By Susan Edelman New York Post
High-ranking staffers in the city Medical Examiner’s Office who collected ghoulish trophies from 9/11 and the deadly Staten Island Ferry crash got away with it — and one even got a big promotion.
Barbara Butcher, who was the director of investigations during the September 11 terror attacks, took home a plane’s exit handle, a witness says.
“Her eyes lit up,” said Kenneth Dotson, an ME investigator, recalling the moment Butcher opened a big brown evidence bag that an NYPD cop had delivered to the Ground Zero morgue.
“She said, ‘This will make for good conversation on the coffee table.’ ”
ME staffers still fume over the blasphemous breach, saying it underscores a need to overhaul the troubled agency, which recently has come under fire for hundreds of rape cases in which ME staff possibly botched DNA evidence.
“Leadership must change, and a new management team . . . should be appointed,” a city consultant concluded in May.
Butcher, 62, was promoted to chief of staff, with a $166,879 salary, by Chief Medical Examiner Charles Hirsch, who retired this year.
“I would have been fired and prosecuted” for taking a personal memento from a death scene, said Dotson, who retired in 2007 after 20 years with the agency.
In the days after 9/11, Dotson said, an NYPD officer brought the bag to the ME’s Ground Zero morgue, saying, “This is for Barbara Butcher.”
Dotson phoned Butcher to tell her about the delivery. “She said, ‘OK. Great.’ She was expecting it.”
Dotson later watched her open it. “It looked like part of the airplane door, the handle that you push down, broken in half,” he said. “She was excited more than anything.”

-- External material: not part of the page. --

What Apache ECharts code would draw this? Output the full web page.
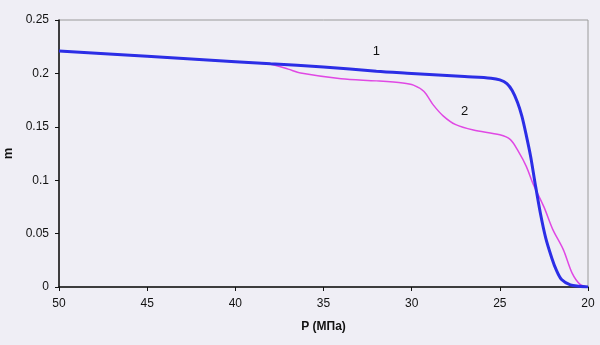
<!DOCTYPE html>
<html><head><meta charset="utf-8">
<script src="https://cdn.jsdelivr.net/npm/echarts@6/dist/echarts.min.js"></script>
<style>html,body{margin:0;padding:0;background:#efeef5;}#c{width:600px;height:345px;}</style>
</head><body><div id="c"></div>
<script>
const xTicks = [50, 45, 40, 35, 30, 25, 20];
const yTicks = [0, 0.05, 0.1, 0.15, 0.2, 0.25];
const curve1P = [50, 45, 40, 38, 35, 32, 30, 27, 25.5, 25, 24.6, 24.3, 24.0, 23.75, 23.5, 23.25, 23.0, 22.7, 22.4, 22.05, 21.8, 21.5, 21.0, 20.5, 20];
const curve1M = [0.221, 0.216, 0.211, 0.209, 0.206, 0.202, 0.200, 0.197, 0.1955, 0.194, 0.1905, 0.184, 0.173, 0.160, 0.142, 0.122, 0.097, 0.069, 0.046, 0.027, 0.016, 0.007, 0.002, 0.0008, 0];
const curve2P = [50, 45, 40, 38, 37, 36.3, 34, 32, 30.5, 29.9, 29.3, 28.8, 28.2, 27.5, 26.5, 25, 24.4, 23.95, 23.5, 23.1, 22.5, 22.0, 21.4, 20.9, 20.45, 20];
const curve2M = [0.221, 0.216, 0.211, 0.2085, 0.204, 0.2003, 0.195, 0.193, 0.191, 0.189, 0.183, 0.171, 0.160, 0.152, 0.147, 0.1425, 0.138, 0.127, 0.113, 0.096, 0.075, 0.054, 0.035, 0.013, 0.0025, 0];
const labels = [{name: '1', P: 32, m: 0.221}, {name: '2', P: 27, m: 0.164}];

const chart = echarts.init(document.getElementById('c'));
const font = 'Liberation Sans, Arial, sans-serif';
chart.setOption({
  backgroundColor: '#efeef5',
  animation: false,
  grid: {left: 59, right: 12, top: 20, bottom: 58, containLabel: false, outerBoundsMode: 'none',
         show: true, borderColor: '#9a9a9a', borderWidth: 1},
  xAxis: {
    type: 'value', inverse: true, min: 20, max: 50, interval: 5,
    name: 'P (МПа)', nameLocation: 'middle', nameGap: 34,
    nameTextStyle: {fontFamily: font, fontSize: 12, fontWeight: 'bold', color: '#111'},
    axisLine: {lineStyle: {color: '#111', width: 1.5}},
    axisTick: {show: true, length: 4, lineStyle: {color: '#111'}},
    axisLabel: {fontFamily: font, fontSize: 12, color: '#111', margin: 11},
    splitLine: {show: false}
  },
  yAxis: {
    type: 'value', min: 0, max: 0.25, interval: 0.05,
    name: 'm', nameLocation: 'middle', nameGap: 27, nameRotate: 90,
    nameTextStyle: {fontFamily: font, fontSize: 13, fontWeight: 'bold', color: '#111'},
    axisLine: {show: true, lineStyle: {color: '#111', width: 1.5}},
    axisTick: {show: true, length: 4, lineStyle: {color: '#111'}},
    axisLabel: {fontFamily: font, fontSize: 12, color: '#111', margin: 10},
    splitLine: {show: false}
  },
  series: [
    {
      type: 'line', name: '2', showSymbol: false, smooth: 0.3,
      data: curve2P.map((p, i) => [p, curve2M[i]]),
      lineStyle: {color: '#e048e4', width: 1.5}, z: 2
    },
    {
      type: 'line', name: '1', showSymbol: false, smooth: 0.3,
      data: curve1P.map((p, i) => [p, curve1M[i]]),
      lineStyle: {color: '#2c2ee6', width: 3}, z: 3,
      markPoint: {
        symbol: 'circle', symbolSize: 0,
        label: {show: true, position: 'inside', fontFamily: font, fontSize: 13, color: '#111', formatter: p => p.name},
        data: labels.map(l => ({name: l.name, coord: [l.P, l.m]}))
      }
    }
  ]
});
</script></body></html>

He reported the incident in late 2005, after the city Department of Investigation accused ME technology chief Natarjan Venkataram and his assistant/girlfriend, Rosa Abreu, of embezzling $13 million meant for computer services to ID 9/11 victims; $6.1 million was recovered.
But the city never found the metal piece. Butcher claimed she took it home “for one or two days before returning it,” says a DOI report obtained by The Post.
She “could not recall” who gave it to her, when or how she got it, or to whom she returned it, the report says. She “conceded it was ‘wrong.’”
Hirsch later took Butcher with him to Thailand after the 2004 tsunami. In a retirement tribute, she wrote they enjoyed a weekend off, snorkeling on a remote island: “So much fun he did not want to leave.”
In another case, Bronx ME investigator Robert Yee took a gaff hook from the Andrew Barberi ferry, which crashed into the dock on Oct. 15, 2003, killing 11 people.
He also displayed a photo of himself smiling while holding the hook, which was recovered, officials said.
Yee, who made $108,424 in 2012 — including $24,000 in overtime — received a week off without pay as punishment, staffers said
Butcher and Yee did not return calls for comment.
ME spokeswoman Ellen Borakove declined to answer questions.